MaxHalford / prince

:crown: Multivariate exploratory data analysis in Python — PCA, CA, MCA, MFA, FAMD, GPA

Home Page:https://maxhalford.github.io/prince

Geek Repo:Geek Repo

Github PK Tool:Github PK Tool

Error while applying .transform()

nico695 opened this issue · comments

Same error that has been documented in here #56.
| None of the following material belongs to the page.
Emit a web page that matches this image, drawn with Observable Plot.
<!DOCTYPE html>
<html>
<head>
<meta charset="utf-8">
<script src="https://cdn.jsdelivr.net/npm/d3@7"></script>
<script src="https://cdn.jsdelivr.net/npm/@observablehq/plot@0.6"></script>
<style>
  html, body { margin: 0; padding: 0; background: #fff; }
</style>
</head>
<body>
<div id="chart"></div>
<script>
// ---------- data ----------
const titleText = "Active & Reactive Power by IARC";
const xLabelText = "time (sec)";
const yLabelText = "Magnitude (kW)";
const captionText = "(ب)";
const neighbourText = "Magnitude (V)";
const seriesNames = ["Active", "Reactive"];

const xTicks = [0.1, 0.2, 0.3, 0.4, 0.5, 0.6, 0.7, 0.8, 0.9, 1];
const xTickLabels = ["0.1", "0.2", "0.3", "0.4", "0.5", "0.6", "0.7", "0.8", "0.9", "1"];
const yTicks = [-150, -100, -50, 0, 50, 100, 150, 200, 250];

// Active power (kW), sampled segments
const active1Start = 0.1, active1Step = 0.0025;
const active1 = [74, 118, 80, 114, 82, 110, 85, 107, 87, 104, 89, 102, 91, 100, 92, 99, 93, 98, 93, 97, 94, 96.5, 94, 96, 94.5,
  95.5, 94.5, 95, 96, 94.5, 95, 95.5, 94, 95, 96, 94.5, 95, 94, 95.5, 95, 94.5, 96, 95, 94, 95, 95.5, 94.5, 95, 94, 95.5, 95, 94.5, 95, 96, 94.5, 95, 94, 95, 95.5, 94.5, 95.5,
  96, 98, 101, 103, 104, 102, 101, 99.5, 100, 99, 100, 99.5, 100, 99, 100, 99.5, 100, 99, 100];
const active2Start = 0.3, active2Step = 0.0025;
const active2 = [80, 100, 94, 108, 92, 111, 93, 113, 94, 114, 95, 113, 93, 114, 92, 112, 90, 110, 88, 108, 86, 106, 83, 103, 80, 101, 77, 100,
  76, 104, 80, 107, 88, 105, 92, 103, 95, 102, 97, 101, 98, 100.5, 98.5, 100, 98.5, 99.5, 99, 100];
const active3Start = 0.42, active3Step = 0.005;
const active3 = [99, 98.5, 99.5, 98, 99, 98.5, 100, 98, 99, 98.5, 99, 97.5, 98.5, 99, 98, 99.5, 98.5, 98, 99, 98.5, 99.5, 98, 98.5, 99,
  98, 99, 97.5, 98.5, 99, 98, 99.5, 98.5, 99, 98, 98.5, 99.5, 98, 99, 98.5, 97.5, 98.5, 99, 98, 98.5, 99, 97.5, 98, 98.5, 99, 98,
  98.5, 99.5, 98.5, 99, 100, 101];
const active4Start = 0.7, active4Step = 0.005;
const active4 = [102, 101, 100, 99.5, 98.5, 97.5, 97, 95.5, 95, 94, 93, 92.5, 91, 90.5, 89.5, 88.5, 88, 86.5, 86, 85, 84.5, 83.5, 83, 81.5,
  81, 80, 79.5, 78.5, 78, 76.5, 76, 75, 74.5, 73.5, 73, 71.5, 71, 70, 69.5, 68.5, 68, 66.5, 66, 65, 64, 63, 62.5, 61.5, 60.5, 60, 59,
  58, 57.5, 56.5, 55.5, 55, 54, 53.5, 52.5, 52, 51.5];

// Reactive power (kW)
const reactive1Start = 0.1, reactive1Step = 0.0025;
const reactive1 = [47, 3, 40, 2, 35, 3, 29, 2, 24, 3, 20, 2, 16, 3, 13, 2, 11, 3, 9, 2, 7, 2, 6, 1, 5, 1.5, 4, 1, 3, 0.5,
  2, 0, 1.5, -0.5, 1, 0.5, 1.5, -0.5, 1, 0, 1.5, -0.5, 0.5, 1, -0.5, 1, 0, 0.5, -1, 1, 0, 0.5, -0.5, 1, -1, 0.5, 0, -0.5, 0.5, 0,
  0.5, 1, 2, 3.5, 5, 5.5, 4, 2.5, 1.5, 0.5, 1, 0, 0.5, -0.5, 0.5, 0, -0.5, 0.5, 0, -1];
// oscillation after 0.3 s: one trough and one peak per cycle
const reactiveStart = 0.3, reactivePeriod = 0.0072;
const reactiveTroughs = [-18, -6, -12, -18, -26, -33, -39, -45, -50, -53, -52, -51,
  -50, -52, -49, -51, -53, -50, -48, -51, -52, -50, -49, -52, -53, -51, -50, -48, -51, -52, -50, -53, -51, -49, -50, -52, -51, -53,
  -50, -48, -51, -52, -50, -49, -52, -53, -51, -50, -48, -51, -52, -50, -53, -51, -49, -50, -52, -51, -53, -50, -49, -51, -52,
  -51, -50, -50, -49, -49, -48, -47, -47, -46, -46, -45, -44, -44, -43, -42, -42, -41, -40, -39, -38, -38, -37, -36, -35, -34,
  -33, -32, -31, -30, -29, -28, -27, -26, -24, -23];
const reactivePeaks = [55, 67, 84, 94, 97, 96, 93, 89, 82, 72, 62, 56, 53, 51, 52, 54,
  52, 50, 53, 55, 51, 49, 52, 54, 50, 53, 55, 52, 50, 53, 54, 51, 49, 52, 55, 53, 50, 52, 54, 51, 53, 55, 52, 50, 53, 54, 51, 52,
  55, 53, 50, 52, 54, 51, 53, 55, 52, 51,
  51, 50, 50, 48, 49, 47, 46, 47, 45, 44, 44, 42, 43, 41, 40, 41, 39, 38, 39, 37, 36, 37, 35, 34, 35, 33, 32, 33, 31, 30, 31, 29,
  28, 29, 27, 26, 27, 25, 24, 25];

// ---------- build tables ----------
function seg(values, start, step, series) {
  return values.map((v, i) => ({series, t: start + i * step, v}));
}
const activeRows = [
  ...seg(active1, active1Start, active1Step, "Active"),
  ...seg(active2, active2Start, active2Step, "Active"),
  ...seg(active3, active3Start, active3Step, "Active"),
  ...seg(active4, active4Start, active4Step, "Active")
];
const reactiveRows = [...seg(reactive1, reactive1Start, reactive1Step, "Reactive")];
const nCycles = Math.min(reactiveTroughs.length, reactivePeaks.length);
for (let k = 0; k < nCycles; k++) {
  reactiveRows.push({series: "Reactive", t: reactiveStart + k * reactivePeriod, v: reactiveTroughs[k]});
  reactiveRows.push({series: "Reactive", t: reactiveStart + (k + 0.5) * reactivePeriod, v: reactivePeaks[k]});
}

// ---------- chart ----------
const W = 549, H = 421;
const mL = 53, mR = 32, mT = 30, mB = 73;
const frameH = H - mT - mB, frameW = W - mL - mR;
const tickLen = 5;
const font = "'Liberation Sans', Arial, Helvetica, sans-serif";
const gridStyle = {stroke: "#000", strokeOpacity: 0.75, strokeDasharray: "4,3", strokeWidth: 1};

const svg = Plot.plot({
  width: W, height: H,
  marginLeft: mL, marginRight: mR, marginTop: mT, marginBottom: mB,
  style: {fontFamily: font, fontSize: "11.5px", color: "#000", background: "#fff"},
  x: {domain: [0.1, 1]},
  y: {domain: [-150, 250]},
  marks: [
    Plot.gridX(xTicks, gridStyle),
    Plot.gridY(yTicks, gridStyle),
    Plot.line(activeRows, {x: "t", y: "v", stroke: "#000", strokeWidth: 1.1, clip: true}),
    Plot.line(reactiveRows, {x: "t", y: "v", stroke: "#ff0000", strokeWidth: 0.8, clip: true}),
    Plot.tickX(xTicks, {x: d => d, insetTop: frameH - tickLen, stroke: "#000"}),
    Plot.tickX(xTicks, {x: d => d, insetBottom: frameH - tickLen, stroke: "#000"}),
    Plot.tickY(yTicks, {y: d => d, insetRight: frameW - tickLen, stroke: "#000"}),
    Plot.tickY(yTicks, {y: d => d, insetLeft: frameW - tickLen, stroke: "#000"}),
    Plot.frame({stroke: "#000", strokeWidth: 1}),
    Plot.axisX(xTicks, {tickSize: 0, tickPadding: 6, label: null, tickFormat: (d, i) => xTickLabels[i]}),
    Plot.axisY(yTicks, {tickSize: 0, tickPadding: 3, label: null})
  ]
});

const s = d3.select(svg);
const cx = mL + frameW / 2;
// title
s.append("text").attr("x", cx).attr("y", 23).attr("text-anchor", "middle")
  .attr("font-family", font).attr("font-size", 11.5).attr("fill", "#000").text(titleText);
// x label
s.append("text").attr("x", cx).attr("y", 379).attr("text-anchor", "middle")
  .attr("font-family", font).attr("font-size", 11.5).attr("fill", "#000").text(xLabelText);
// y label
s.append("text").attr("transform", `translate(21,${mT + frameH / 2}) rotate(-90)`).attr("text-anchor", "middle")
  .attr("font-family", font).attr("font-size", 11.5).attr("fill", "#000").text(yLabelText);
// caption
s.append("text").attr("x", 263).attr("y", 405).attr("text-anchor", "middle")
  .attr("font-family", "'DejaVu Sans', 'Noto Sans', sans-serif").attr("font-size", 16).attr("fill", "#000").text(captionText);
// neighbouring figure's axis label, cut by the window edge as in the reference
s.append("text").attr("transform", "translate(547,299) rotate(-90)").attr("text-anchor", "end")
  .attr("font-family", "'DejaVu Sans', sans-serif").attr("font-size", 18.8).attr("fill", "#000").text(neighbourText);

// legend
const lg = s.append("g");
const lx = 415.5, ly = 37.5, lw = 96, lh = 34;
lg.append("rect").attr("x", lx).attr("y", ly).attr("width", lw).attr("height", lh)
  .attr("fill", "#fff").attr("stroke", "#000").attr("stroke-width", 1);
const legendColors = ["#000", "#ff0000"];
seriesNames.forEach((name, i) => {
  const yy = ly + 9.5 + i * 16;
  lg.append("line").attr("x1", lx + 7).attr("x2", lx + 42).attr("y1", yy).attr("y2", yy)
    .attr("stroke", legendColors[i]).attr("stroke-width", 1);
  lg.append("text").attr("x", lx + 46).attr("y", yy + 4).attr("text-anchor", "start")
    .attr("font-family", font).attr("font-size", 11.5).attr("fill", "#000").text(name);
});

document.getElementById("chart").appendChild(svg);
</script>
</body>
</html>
Tried downgrading the version to 0.7.0 through the repository that was linked in that thread. Still showing the same dimensionality error.

Here its the code:

import numpy as np
import pandas as pd
X_n = pd.DataFrame(data=np.random.rand(10000,2),columns=list('AB'))
X_c =pd.DataFrame(np.random.choice(list('abcde'),size=(10000,4),replace=True),columns =list('CDEF'))
X=pd.concat([X_n,X_c],axis=1)

from prince import FAMD

famd = FAMD(n_components = 6, n_iter = 100)
famd.fit(X)

famd.transform(X.iloc[1:10,:])

I got the same error in version 0.7.0 and 0.7.1

ValueError: shapes (9,20) and (22,6) not aligned: 20 (dim 1) != 22 (dim 0)

I've run into this issue a few times and it looks like it's based on how dummies are generated in _build_X_global. When the dataset you are transforming does not have examples of all the categorical variables from the larger original dataset, the resulting dummified dataset has fewer columns (in this case, 20 rather than 22).
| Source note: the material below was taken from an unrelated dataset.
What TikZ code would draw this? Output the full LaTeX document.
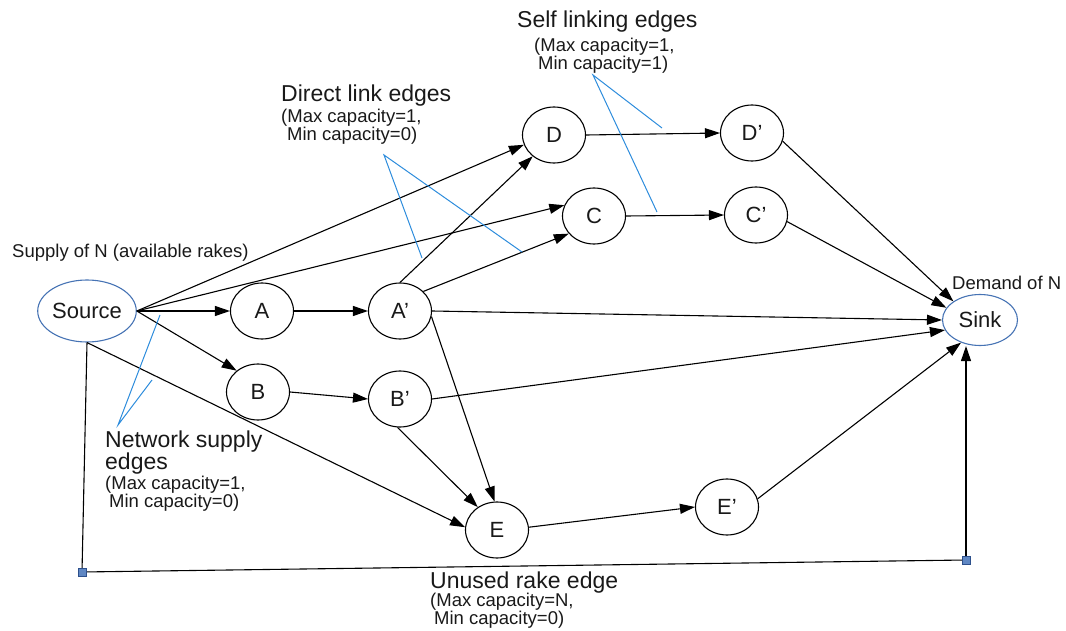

Suggested fix for this (and #56 and #116) is to store the dummified columns in the famd and mfa models. If a new dataset being transformed only has a subset of categorical values, then its dummified dataset should have the right number of columns and one or more columns will be all zeroes. If a new dataset being transformed has new categorical values, should probably throw an error.
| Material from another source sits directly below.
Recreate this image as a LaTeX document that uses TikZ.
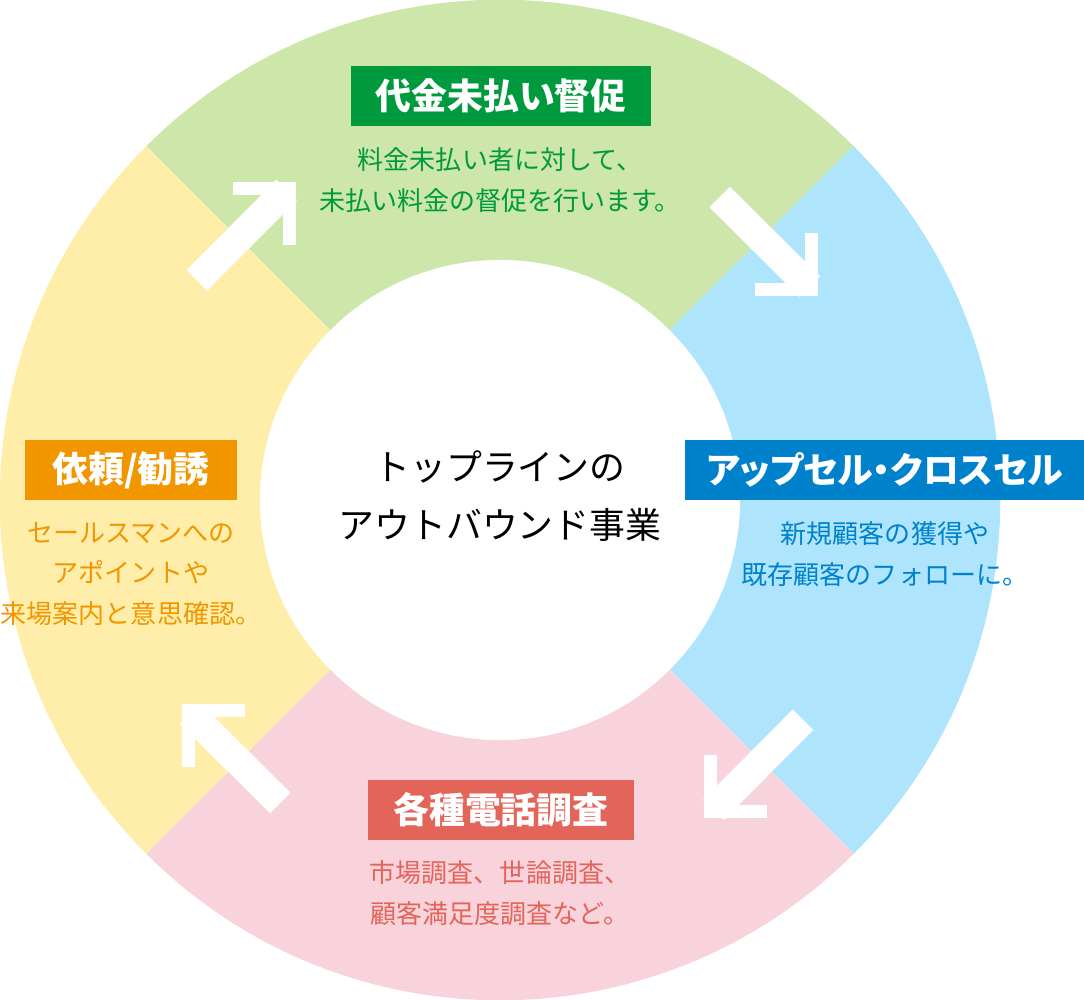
\documentclass[tikz,border=0pt]{standalone}
\usepackage{fontspec}
\setmainfont{Noto Sans CJK JP}
\newfontfamily\titlefont[RawFeature=+palt]{Noto Sans CJK JP}
\usetikzlibrary{positioning}

\definecolor{ringgreen}{HTML}{CDE6A9}
\definecolor{ringblue}{HTML}{AEE5FC}
\definecolor{ringpink}{HTML}{F9D3DC}
\definecolor{ringyellow}{HTML}{FEEEA9}
\definecolor{boxgreen}{HTML}{009A3E}
\definecolor{boxblue}{HTML}{0081CC}
\definecolor{boxred}{HTML}{E3655A}
\definecolor{boxorange}{HTML}{F29600}

\tikzset{
  titlebox/.style = {fill = #1, text = white, inner sep = 0pt, minimum height = 0.6cm,
    font = \titlefont\bfseries\fontsize{10.2pt}{12pt}\selectfont},
  desc/.style = {text = #1, inner sep = 0pt, align = center,
    font = \fontsize{7.4pt}{11.6pt}\selectfont},
  ringarrow/.style = {draw = white, line width = 8.25pt},
  arrowhead/.style = {draw = white, line width = 3.7pt, miter limit = 10}
}

\begin{document}
\begin{tikzpicture}[x = 0.01cm, y = 0.01cm]
					\useasboundingbox (-500, -500) rectangle (584, 500);
					\foreach \from/\col in {45/ringgreen, -45/ringblue, -135/ringpink, 135/ringyellow}
						\fill [\col] (\from:5cm) arc [start angle = \from, delta angle = 90, radius = 5cm]
							-- ({\from + 90}:2.4cm) arc [start angle = \from + 90, delta angle = -90, radius = 2.4cm] -- cycle;
					\foreach \turn in {0, -90, -180, -270} {
						\begin{scope}[rotate = \turn]
							\draw [ringarrow] (-303, 219.7) -- (-213.3, 310);
							\draw [arrowhead] (-267, 311.5) -- (-210.5, 311.5) -- (-210.5, 255);
						\end{scope}
					}
					\node (center) at (0, 4) [align = center, font = \fontsize{10.2pt}{16.5pt}\selectfont] {トップラインの\\アウトバウンド事業};
					\node (collect) at (1, 404) [titlebox = boxgreen, minimum width = 3cm] {代金未払い督促};
					\node (collecttext) at (0, 320) [desc = boxgreen] {料金未払い者に対して、\\未払い料金の督促を行います。};
					\node (upsell) at (384.5, 30) [titlebox = boxblue, minimum width = 3.99cm] {アップセル・クロスセル};
					\node (upselltext) at (385, -54) [desc = boxblue] {新規顧客の獲得や\\既存顧客のフォローに。};
					\node (survey) at (1, -310) [titlebox = boxred, minimum width = 2.66cm] {各種電話調査};
					\node (surveytext) at (0, -393) [desc = boxred] {市場調査、世論調査、\\顧客満足度調査など。};
					\node (appoint) at (-369, 30) [titlebox = boxorange, minimum width = 2.12cm] {依頼/勧誘};
					\node (appointtext) at (-369, -74) [desc = boxorange] {セールスマンへの\\アポイントや\\来場案内と意思確認。};
				\end{tikzpicture}
\end{document}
Had the same issue, so had to make sure my train, validation, and test have examples of all the categorical variables, before fitting MCA. And dump columns where they don't:

keep = []
for clmn in X_train_cat.columns:
    train_cats = set(X_val_train_cat[clmn].unique())
    val_cats = set(X_val_test_cat[clmn].unique())
    test_cats = set(X_test_cat[clmn].unique())
    keep.append(train_cats == val_cats == test_cats)

keep_columns = X_train_cat.columns[keep]

But that's obviously an awkward temp solution, just to make it work. The dummy matrix workaround @christophe-williams mentioned would be nice to have.

Hello there 👋

I apologise for not answering earlier. I was not maintaining Prince anymore. However, I have just refactored the entire codebase. This refactoring should have fixed many bugs.

I don’t have time and energy to check if this fixes your issue, but there is a good chance it does. Feel free to reopen this issue if the problem persists after installing the new version — that is, version 0.8.0 and onwards.